I figured out how to get the names of all 216 El País journalists. I just had to use a different twitter module.
To begin with, I was using python-twitter, but there’s something weird about their implementation of lists. It seems like at one point there was a GetListMembers method that would allow you to get the members of a list, but in the current version it wasn’t working for me. So I went on the website, copied down the names of the first 20 people listed, and took tweets from them.
This worked OK but I’d like to have more people in my corpus. Specifically I’m worried about having some participants with a lot of data and some with comparatively less. Even if I only work with ten twitterers in the end, I’d like them to have approximately the same number of tweets and the same number of words, so that my classifier will work just as well for all the participants. If I collect from more people, there’s a better chance that I’ll be able to pick out ten who are comparable.

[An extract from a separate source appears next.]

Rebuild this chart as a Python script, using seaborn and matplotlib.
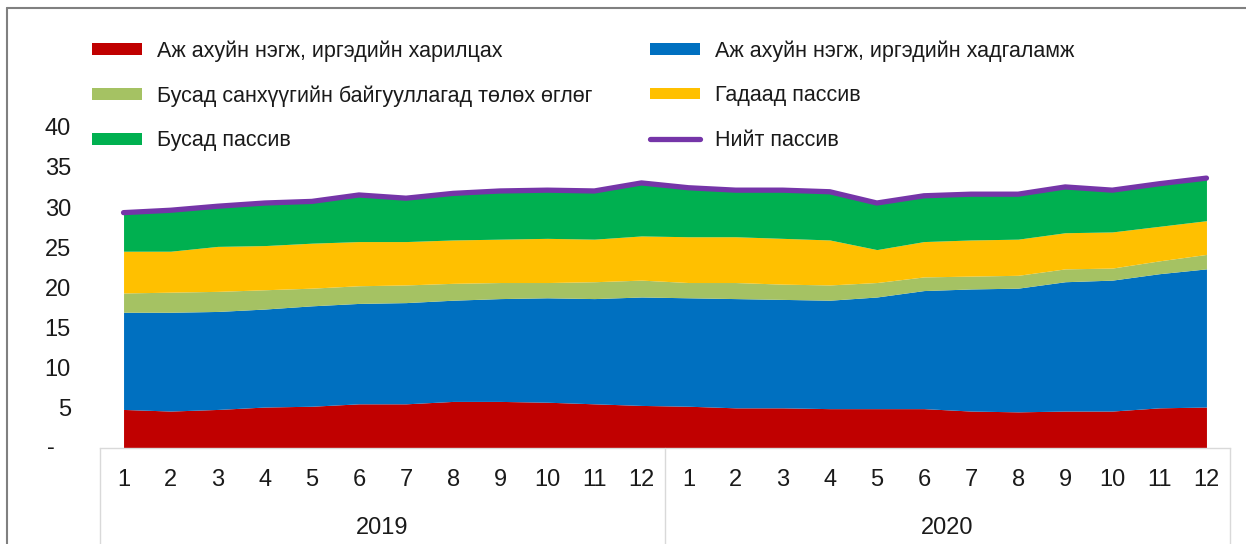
import numpy as np
import pandas as pd
import matplotlib
matplotlib.use("Agg")
import matplotlib.pyplot as plt
from matplotlib.lines import Line2D
from matplotlib.patches import Patch
import seaborn as sns

years = ["2019", "2020"]
months = [str(m) for m in range(1, 13)] * 2

current_acc = [4.8, 4.6, 4.8, 5.1, 5.2, 5.5, 5.5, 5.8, 5.8, 5.7, 5.5, 5.3,
               5.2, 5.0, 5.0, 4.9, 4.9, 4.9, 4.6, 4.5, 4.6, 4.6, 5.0, 5.1]
deposits = [12.1, 12.3, 12.2, 12.2, 12.5, 12.5, 12.6, 12.6, 12.8, 13.0, 13.1, 13.5,
            13.5, 13.6, 13.5, 13.5, 13.9, 14.7, 15.2, 15.4, 16.1, 16.3, 16.7, 17.2]
due_fin = [2.4, 2.5, 2.5, 2.4, 2.2, 2.2, 2.2, 2.1, 2.0, 1.9, 2.1, 2.1,
           1.9, 2.0, 1.9, 1.9, 1.8, 1.7, 1.6, 1.6, 1.6, 1.5, 1.6, 1.8]
foreign = [5.2, 5.1, 5.6, 5.5, 5.6, 5.5, 5.4, 5.4, 5.4, 5.5, 5.3, 5.5,
           5.7, 5.7, 5.7, 5.6, 4.1, 4.4, 4.5, 4.5, 4.5, 4.5, 4.3, 4.2]
other = [4.8, 5.1, 5.0, 5.3, 5.2, 5.8, 5.4, 5.8, 6.0, 6.0, 6.0, 6.6,
         6.1, 5.8, 6.0, 6.0, 5.8, 5.7, 5.7, 5.6, 5.7, 5.2, 5.3, 5.3]

labels = ["Аж ахуйн нэгж, иргэдийн харилцах",
          "Аж ахуйн нэгж, иргэдийн хадгаламж",
          "Бусад санхүүгийн байгууллагад төлөх өглөг",
          "Гадаад пассив",
          "Бусад пассив"]
total_label = "Нийт пассив"
colors = ["#C00000", "#0070C0", "#A5C263", "#FFC000", "#00B050"]
total_color = "#7535A8"

df = pd.DataFrame({"x": np.arange(1, 25), "a": current_acc, "b": deposits,
                   "c": due_fin, "d": foreign, "e": other})
df["total"] = df[["a", "b", "c", "d", "e"]].sum(axis=1)

sns.set_theme(style="white")
plt.rcParams["font.family"] = ["Liberation Sans", "DejaVu Sans"]
txt = "#1a1a1a"

fig = plt.figure(figsize=(12.46, 5.44), dpi=100)
ax = fig.add_axes([100 / 1246, 1 - 448 / 544, 1130 / 1246, 321.3 / 544])

ax.stackplot(df["x"], df["a"], df["b"], df["c"], df["d"], df["e"],
             colors=colors, linewidth=0)
sns.lineplot(data=df, x="x", y="total", color=total_color, linewidth=3.8,
             ax=ax, legend=False)

ax.set_xlim(0.5, 24.5)
ax.set_ylim(0, 40)
ax.set_yticks(range(0, 41, 5))
ax.set_yticklabels([""] + [str(v) for v in range(5, 41, 5)], fontsize=17, color=txt)
# zero shown as a dash, placed like the accounting format does
ax.annotate("-", xy=(0, 0), xycoords=("axes fraction", "data"), xytext=(-49, 0),
            textcoords="offset pixels", ha="center", va="center", fontsize=17, color=txt)
ax.set_xticks(df["x"])
ax.set_xticklabels(months, fontsize=17, color=txt)
ax.tick_params(axis="y", length=0, pad=21)
ax.tick_params(axis="x", length=0, pad=15)
ax.set_xlabel("")
ax.set_ylabel("")
for s in ["top", "right", "left"]:
    ax.spines[s].set_visible(False)
ax.spines["bottom"].set_color("#D9D9D9")
ax.spines["bottom"].set_linewidth(1)

# category separators and year labels
trans = ax.get_xaxis_transform()
for xv in [0.5, 12.5, 24.5]:
    ax.plot([xv, xv], [0, -0.31], transform=trans, color="#D9D9D9", lw=1, clip_on=False)
for i, yr in enumerate(years):
    ax.text(6.5 + 12 * i, -0.25, yr, transform=trans, ha="center", va="center",
            fontsize=17, color=txt)

# legends
h = [Patch(facecolor=c, edgecolor="none") for c in colors]
h_tot = Line2D([0], [0], color=total_color, lw=3.8)
kw = dict(frameon=False, fontsize=15.5, handlelength=2.3, handleheight=0.47,
          handletextpad=0.7, labelspacing=1.1, borderpad=0, borderaxespad=0,
          loc="upper left", labelcolor=txt)
fig.legend([h[0], h[2], h[4]], [labels[0], labels[2], labels[4]],
           bbox_to_anchor=(92 / 1246, 1 - 40 / 544), **kw)
fig.legend([h[1], h[3], h_tot], [labels[1], labels[3], total_label],
           bbox_to_anchor=(650 / 1246, 1 - 40 / 544), **kw)

# outer frame
fig.add_artist(Line2D([7 / 1246, 1], [1 - 8 / 544, 1 - 8 / 544], color="#808080", lw=1.5))
fig.add_artist(Line2D([7 / 1246, 7 / 1246], [0, 1 - 8 / 544], color="#808080", lw=1.5))

fig.savefig("out.png", dpi=100)
plt.close(fig)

So instead of python-twitter, I decided to give tweepy a shot. Here’s the code I used:
auth = tweepy.BasicAuthHandler(my twitter name, my password)
api = tweepy.API(auth)
members = tweepy.Cursor(api.list_members, owner='el_pais', slug='el-pais').items()
names = [user.screen_name for user in members]
and it worked! Now I’ve got so much data to collect that I’m running up against Twitter’s rate limiting. The API only allows you to make 150 requests an hour, and with 216 names on my list, it’s going to take a couple of tries. So I’ve been working on code that will save my data collection in progress and let me tack on more once an hour has passed and my rate limit resets.